At last, prog’s odd couple are in accordance. The yin and the yang made whole. The darkness and the light coming together.
Rocking the Cradle
“Playing in a 6000-year-old sacred burial site in Egypt? That would be amazing.”
As anyone who has seen Messenger live, the visual aspect of their show is as important as the musical aspect. This comes in a large part from Khaled Lowe, who works as film director and editor away from the band. During his career, he has worked with such disparate artists as British metal bands Bring Me The Horizon and Gallows, pop songbird Eliza Doolittle and hip hop star Professor Green.
For Lowe, who cites Italian horror maestro Dario Argento and French new wave pioneer Jean-Luc Goddard as cinematic influences, prog is the vehicle for the perfect marriage of sound and vision.
“One thing I’ve always enjoyed was the synthesis of music and live visuals,” he says. “The main thing that got me into that was watching the film of Pink Floyd live in Pompeii, which proved that a venue and a setting could be as important as the music. The two feed off each other – the music is quite spacey and ethereal, and its set against the fantastic backdrop. When the two are fused together, it’s out of this world.”
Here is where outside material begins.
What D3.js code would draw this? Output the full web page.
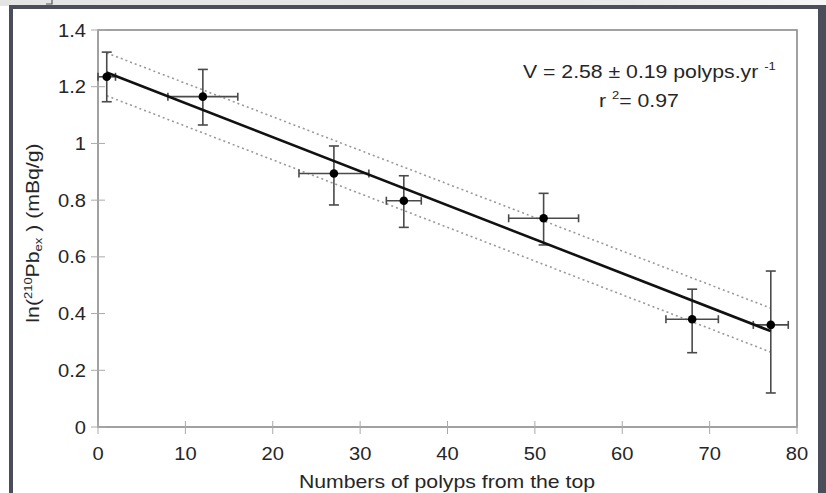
<!DOCTYPE html>
<html>
<head>
<meta charset="utf-8">
<script src="https://cdn.jsdelivr.net/npm/d3@7"></script>
<style>
  body { margin: 0; background: #fff; }
  svg { display: block; font-family: "Liberation Sans", Arial, sans-serif; }
</style>
</head>
<body>
<svg id="chart" width="826" height="493"></svg>
<script>
// data
const polyps = [1, 12, 27, 35, 51, 68, 77];
const lnPb = [1.235, 1.165, 0.894, 0.798, 0.736, 0.380, 0.360];
const polypErr = [1, 4, 4, 2, 4, 3, 2];
const lnPbLow = [1.147, 1.065, 0.783, 0.704, 0.642, 0.262, 0.120];
const lnPbHigh = [1.322, 1.261, 0.991, 0.886, 0.824, 0.486, 0.550];

// regression line and its dotted envelope (ends at first / last point)
const fitX = [1, 77];
const fitY = [1.250, 0.338];
const upperY = [1.319, 0.419];
const lowerY = [1.168, 0.264];

const xTicks = [0, 10, 20, 30, 40, 50, 60, 70, 80];
const yTicks = [0, 0.2, 0.4, 0.6, 0.8, 1, 1.2, 1.4];
const yTickLabels = ["0", "0.2", "0.4", "0.6", "0.8", "1", "1.2", "1.4"];

var svg = d3.select("#chart");

// the original font is wider than Arial, so text is stretched along its run
function label(parent, x, y, opts) {
    var g = parent.append("g")
        .attr("transform", "translate(" + x + "," + y + ")" +
            (opts.rotate ? " rotate(" + opts.rotate + ")" : "") +
            " scale(" + (opts.sx || 1.18) + ",1)");
    return g.append("text")
        .attr("text-anchor", opts.anchor || "start")
        .attr("font-size", (opts.size || 18) + "px")
        .attr("fill", "#262626");
}

// screenshot frame around the figure
var grad = svg.append("defs").append("linearGradient").attr("id", "topStrip");
grad.append("stop").attr("offset", "0%").attr("stop-color", "#e4e4e4");
grad.append("stop").attr("offset", "75%").attr("stop-color", "#e8e8e8");
grad.append("stop").attr("offset", "100%").attr("stop-color", "#f6f6f6");
svg.append("rect").attr("x", 0).attr("y", 0).attr("width", 826).attr("height", 6).attr("fill", "url(#topStrip)");
svg.append("path").attr("d", "M52,0 V4 H46").attr("fill", "none").attr("stroke", "#555").attr("stroke-width", 1.2);
svg.append("rect").attr("x", 9).attr("y", 5).attr("width", 817).attr("height", 4).attr("fill", "#4b4d5b");
svg.append("rect").attr("x", 9).attr("y", 5).attr("width", 4).attr("height", 488).attr("fill", "#4b4d5b");
svg.append("rect").attr("x", 818).attr("y", 5).attr("width", 8).attr("height", 488).attr("fill", "#4b4d5b");

var margin = { left: 98, top: 30, right: 797, bottom: 427 };

var x = d3.scaleLinear().domain([0, 80]).range([margin.left, margin.right]);
var y = d3.scaleLinear().domain([0, 1.4]).range([margin.bottom, margin.top]);

// plot box
svg.append("rect")
    .attr("x", x(0)).attr("y", y(1.4))
    .attr("width", x(80) - x(0)).attr("height", y(0) - y(1.4))
    .attr("fill", "none").attr("stroke", "#8a8a8a").attr("stroke-width", 1.6);

// crossing tick marks
svg.append("g").selectAll("line").data(xTicks).enter().append("line")
    .attr("x1", d => x(d)).attr("x2", d => x(d))
    .attr("y1", y(0) - 6).attr("y2", y(0) + 7)
    .attr("stroke", "#aaa").attr("stroke-width", 1);
svg.append("g").selectAll("line").data(yTicks).enter().append("line")
    .attr("x1", x(0) - 7).attr("x2", x(0) + 7)
    .attr("y1", d => y(d)).attr("y2", d => y(d))
    .attr("stroke", "#aaa").attr("stroke-width", 1);

// tick labels
var xl = svg.append("g");
xTicks.forEach(function (d) {
    label(xl, x(d), 460, { anchor: "middle", sx: 1.12 }).text(d);
});
var ylab = svg.append("g");
yTicks.forEach(function (d, i) {
    label(ylab, 86, y(d) + 6.5, { anchor: "end", sx: 1.12 }).text(yTickLabels[i]);
});

// axis titles
label(svg, 447, 488, { anchor: "middle" }).text("Numbers of polyps from the top");

var yt = label(svg, 39, 233, { anchor: "middle", rotate: -90 });
yt.append("tspan").text("ln(");
yt.append("tspan").attr("font-size", "11px").attr("dy", -7).text("210");
yt.append("tspan").attr("dy", 7).text("Pb");
yt.append("tspan").attr("font-size", "11px").attr("dy", 3).text("ex");
yt.append("tspan").attr("dy", -3).text(" ) (mBq/g)");

// dotted envelope
var line = d3.line().x(d => x(d[0])).y(d => y(d[1]));
[upperY, lowerY].forEach(function (band) {
    svg.append("path")
        .attr("d", line(fitX.map((v, i) => [v, band[i]])))
        .attr("fill", "none").attr("stroke", "#999")
        .attr("stroke-width", 1.6).attr("stroke-dasharray", "2,3");
});

// error bars
var eb = svg.append("g").attr("stroke", "#4a4a4a").attr("stroke-width", 1.6);
polyps.forEach(function (p, i) {
    var cx = x(p), cy = y(lnPb[i]);
    eb.append("line").attr("x1", cx).attr("x2", cx).attr("y1", y(lnPbLow[i])).attr("y2", y(lnPbHigh[i]));
    eb.append("line").attr("x1", cx - 5).attr("x2", cx + 5).attr("y1", y(lnPbLow[i])).attr("y2", y(lnPbLow[i]));
    eb.append("line").attr("x1", cx - 5).attr("x2", cx + 5).attr("y1", y(lnPbHigh[i])).attr("y2", y(lnPbHigh[i]));
    var x0 = x(p - polypErr[i]), x1 = x(p + polypErr[i]);
    eb.append("line").attr("x1", x0).attr("x2", x1).attr("y1", cy).attr("y2", cy);
    eb.append("line").attr("x1", x0).attr("x2", x0).attr("y1", cy - 4).attr("y2", cy + 4);
    eb.append("line").attr("x1", x1).attr("x2", x1).attr("y1", cy - 4).attr("y2", cy + 4);
});

// regression line
svg.append("path")
    .attr("d", line(fitX.map((v, i) => [v, fitY[i]])))
    .attr("fill", "none").attr("stroke", "#111").attr("stroke-width", 2.6);

// points
svg.append("g").selectAll("circle").data(polyps).enter().append("circle")
    .attr("cx", d => x(d)).attr("cy", (d, i) => y(lnPb[i]))
    .attr("r", 4.3).attr("fill", "#000");

// annotation
var t1 = label(svg, 523, 78, {});
t1.append("tspan").text("V = 2.58 \u00b1 0.19 polyps.yr ");
t1.append("tspan").attr("font-size", "11px").attr("dy", -8).text("-1");

var t2 = label(svg, 599, 107, {});
t2.append("tspan").text("r ");
t2.append("tspan").attr("font-size", "11px").attr("dy", -8).text("2");
t2.append("tspan").attr("dy", 8).text("= 0.97");
</script>
</body>
</html>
Lowe’s dream venue for a Messenger gig is even more grandiose. The last time the singer visited his mother’s family in Egypt, he went to Aswan, a town on the River Nile in the south of the country. “They have the Valley Of The Kings, the Valley Of The Queens, all of that,” he says. “There’s this place called the Kalabsha Temple. The idea of playing a concert in a 6000-year-old burial site, in a sacred temple, that would be amazing. To involve a visual show as well would be incredible.”